◆ **PROBLEM STATEMENT**: Below are records. Copy every line with "this" in it.

◆ **PROVIDED MATERIAL**:
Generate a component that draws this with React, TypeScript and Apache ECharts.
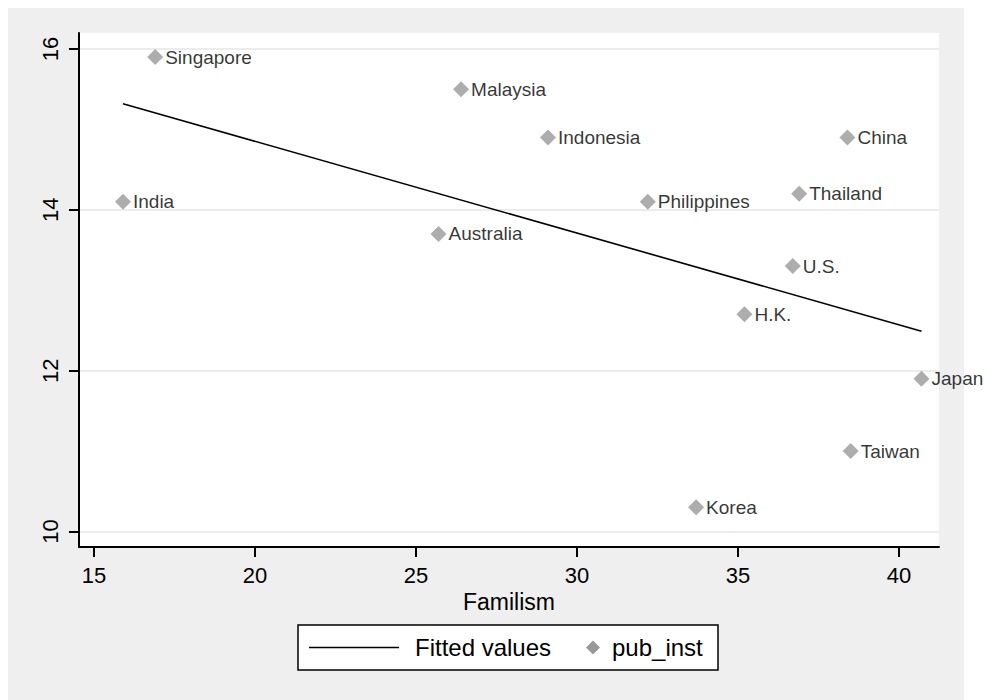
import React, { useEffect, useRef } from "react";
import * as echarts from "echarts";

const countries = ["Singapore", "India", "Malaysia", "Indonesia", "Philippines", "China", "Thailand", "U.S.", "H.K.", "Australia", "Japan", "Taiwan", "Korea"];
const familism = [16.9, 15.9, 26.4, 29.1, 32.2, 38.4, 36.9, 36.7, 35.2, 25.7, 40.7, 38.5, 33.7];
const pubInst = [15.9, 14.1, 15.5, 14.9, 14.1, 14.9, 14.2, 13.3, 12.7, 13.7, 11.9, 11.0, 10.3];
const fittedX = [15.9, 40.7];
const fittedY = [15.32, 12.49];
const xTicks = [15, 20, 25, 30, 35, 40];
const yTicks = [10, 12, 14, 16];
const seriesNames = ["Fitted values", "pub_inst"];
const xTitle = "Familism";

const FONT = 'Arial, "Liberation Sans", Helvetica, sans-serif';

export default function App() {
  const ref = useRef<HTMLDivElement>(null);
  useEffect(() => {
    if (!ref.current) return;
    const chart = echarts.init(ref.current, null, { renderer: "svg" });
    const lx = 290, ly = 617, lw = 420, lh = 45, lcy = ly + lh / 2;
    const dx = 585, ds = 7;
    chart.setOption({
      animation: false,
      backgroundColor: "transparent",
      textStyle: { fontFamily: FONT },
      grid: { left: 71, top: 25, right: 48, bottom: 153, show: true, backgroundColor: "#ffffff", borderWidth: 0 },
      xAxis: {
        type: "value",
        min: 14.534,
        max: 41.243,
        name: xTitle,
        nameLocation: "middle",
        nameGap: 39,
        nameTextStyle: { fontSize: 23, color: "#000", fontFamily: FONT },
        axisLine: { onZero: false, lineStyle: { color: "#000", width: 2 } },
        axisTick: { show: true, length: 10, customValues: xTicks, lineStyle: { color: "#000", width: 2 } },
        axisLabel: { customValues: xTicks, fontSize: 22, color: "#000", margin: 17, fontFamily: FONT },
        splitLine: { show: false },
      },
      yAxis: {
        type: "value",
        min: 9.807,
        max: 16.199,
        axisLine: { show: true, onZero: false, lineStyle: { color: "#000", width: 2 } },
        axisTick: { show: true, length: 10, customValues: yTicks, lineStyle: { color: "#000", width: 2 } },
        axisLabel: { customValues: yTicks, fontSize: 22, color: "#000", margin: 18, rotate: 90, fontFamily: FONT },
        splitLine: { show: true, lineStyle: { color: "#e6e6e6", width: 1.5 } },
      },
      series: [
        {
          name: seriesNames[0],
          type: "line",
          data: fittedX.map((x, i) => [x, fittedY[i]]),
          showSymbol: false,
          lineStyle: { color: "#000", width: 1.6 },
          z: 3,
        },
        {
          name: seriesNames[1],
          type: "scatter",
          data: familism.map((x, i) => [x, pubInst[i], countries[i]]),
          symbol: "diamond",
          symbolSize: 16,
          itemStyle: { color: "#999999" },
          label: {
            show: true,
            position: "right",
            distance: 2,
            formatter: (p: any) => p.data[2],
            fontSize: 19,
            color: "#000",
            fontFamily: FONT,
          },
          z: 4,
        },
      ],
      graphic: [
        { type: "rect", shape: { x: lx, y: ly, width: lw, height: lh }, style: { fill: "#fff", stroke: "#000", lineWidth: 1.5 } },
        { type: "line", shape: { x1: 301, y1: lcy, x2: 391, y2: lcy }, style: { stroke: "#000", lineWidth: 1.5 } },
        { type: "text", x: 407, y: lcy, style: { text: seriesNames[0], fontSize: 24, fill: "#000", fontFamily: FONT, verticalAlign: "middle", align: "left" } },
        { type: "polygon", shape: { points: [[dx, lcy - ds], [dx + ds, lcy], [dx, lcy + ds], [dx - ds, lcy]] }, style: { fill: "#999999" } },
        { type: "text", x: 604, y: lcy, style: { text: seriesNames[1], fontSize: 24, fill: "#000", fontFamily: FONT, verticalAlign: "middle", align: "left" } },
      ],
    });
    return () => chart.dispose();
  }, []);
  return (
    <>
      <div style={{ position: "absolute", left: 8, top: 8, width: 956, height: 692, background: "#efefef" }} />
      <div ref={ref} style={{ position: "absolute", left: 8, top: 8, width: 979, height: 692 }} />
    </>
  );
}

--

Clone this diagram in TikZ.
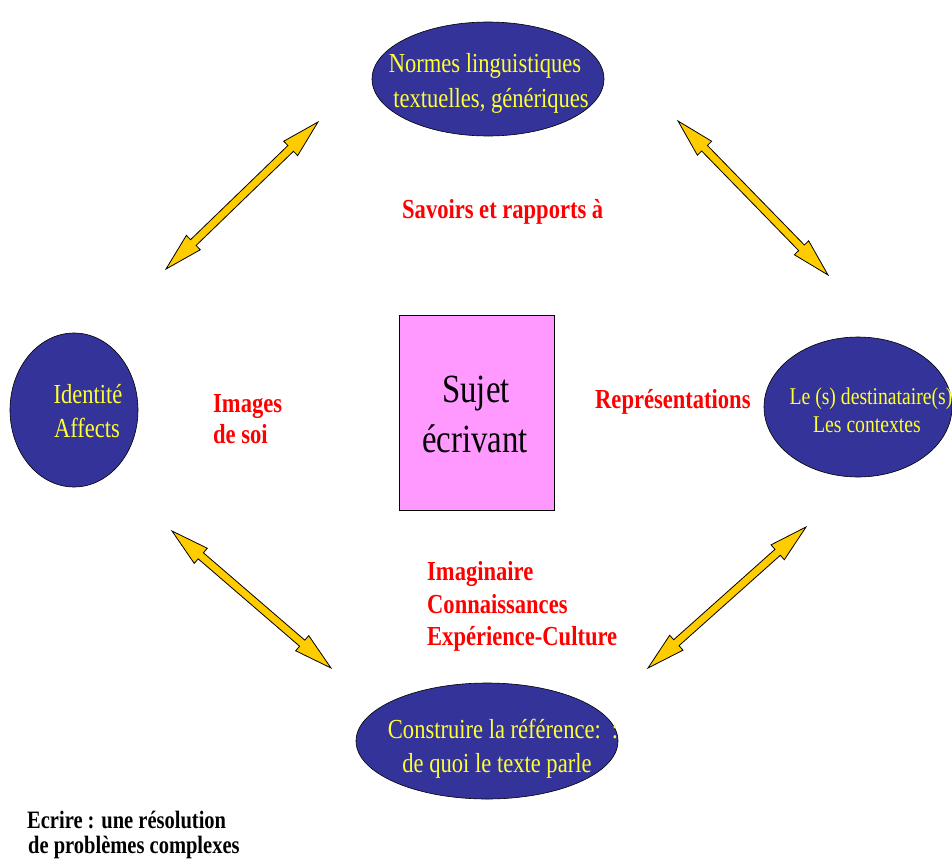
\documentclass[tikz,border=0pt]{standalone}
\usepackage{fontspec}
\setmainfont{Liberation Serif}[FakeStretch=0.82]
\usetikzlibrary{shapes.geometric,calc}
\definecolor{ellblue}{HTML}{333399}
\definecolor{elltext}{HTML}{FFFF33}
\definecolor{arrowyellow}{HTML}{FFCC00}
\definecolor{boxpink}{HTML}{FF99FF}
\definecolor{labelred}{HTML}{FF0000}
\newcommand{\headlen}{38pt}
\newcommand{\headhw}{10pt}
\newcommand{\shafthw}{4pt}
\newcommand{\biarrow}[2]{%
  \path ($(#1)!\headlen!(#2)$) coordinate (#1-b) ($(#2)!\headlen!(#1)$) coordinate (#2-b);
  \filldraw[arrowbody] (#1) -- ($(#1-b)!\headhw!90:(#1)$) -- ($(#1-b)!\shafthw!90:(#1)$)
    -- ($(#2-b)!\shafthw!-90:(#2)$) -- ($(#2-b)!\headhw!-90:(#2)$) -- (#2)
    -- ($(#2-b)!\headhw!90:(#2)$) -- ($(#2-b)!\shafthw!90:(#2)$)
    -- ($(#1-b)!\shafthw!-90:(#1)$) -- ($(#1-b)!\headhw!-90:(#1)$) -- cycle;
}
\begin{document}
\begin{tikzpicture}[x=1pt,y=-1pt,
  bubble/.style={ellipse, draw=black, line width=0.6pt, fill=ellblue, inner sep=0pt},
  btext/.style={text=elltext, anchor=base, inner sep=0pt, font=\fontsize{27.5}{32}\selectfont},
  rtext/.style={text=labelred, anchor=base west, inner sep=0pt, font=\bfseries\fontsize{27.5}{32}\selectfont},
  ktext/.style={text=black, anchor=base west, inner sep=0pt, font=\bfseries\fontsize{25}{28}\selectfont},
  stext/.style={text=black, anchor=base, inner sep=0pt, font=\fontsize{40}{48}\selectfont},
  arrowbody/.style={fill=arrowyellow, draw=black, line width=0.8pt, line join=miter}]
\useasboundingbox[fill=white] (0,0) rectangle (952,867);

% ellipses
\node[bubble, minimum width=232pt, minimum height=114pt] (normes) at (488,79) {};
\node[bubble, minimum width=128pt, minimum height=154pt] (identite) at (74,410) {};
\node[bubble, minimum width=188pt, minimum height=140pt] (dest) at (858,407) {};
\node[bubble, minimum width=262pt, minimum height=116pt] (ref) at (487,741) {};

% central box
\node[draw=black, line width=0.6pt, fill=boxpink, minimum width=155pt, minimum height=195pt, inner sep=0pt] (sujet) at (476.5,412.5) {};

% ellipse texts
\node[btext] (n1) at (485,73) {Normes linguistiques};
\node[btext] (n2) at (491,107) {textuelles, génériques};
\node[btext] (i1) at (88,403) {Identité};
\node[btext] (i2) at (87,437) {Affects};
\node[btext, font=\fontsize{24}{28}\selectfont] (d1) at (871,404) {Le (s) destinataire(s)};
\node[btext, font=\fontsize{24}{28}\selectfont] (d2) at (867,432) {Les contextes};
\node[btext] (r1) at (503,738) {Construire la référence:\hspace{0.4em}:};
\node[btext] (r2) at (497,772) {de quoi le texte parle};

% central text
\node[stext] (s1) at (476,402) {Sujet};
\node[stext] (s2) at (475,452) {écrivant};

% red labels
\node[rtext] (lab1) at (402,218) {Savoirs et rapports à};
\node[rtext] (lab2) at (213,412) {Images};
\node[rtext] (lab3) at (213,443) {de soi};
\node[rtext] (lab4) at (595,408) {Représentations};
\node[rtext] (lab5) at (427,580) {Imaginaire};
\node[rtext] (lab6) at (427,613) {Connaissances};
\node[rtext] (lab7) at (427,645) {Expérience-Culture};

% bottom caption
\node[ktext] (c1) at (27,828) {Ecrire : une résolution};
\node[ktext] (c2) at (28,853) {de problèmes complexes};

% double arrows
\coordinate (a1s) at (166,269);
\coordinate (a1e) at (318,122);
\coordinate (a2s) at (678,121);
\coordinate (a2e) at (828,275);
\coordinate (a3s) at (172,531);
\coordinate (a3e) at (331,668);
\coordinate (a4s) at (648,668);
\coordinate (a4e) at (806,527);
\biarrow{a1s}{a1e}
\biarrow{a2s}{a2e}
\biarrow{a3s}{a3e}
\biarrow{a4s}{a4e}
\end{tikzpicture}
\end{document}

==

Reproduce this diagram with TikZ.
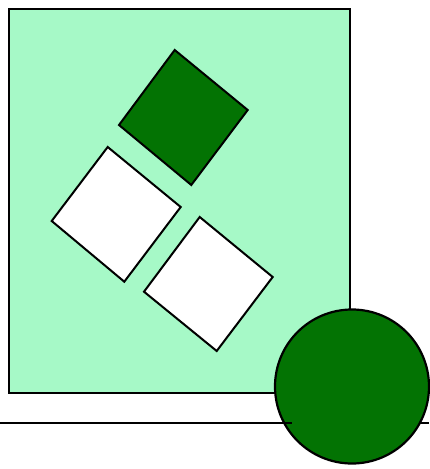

◆ **SOLUTION BELOW**:
Generate a component that draws this with React, TypeScript and Apache ECharts.
Clone this diagram in TikZ.
Reproduce this diagram with TikZ.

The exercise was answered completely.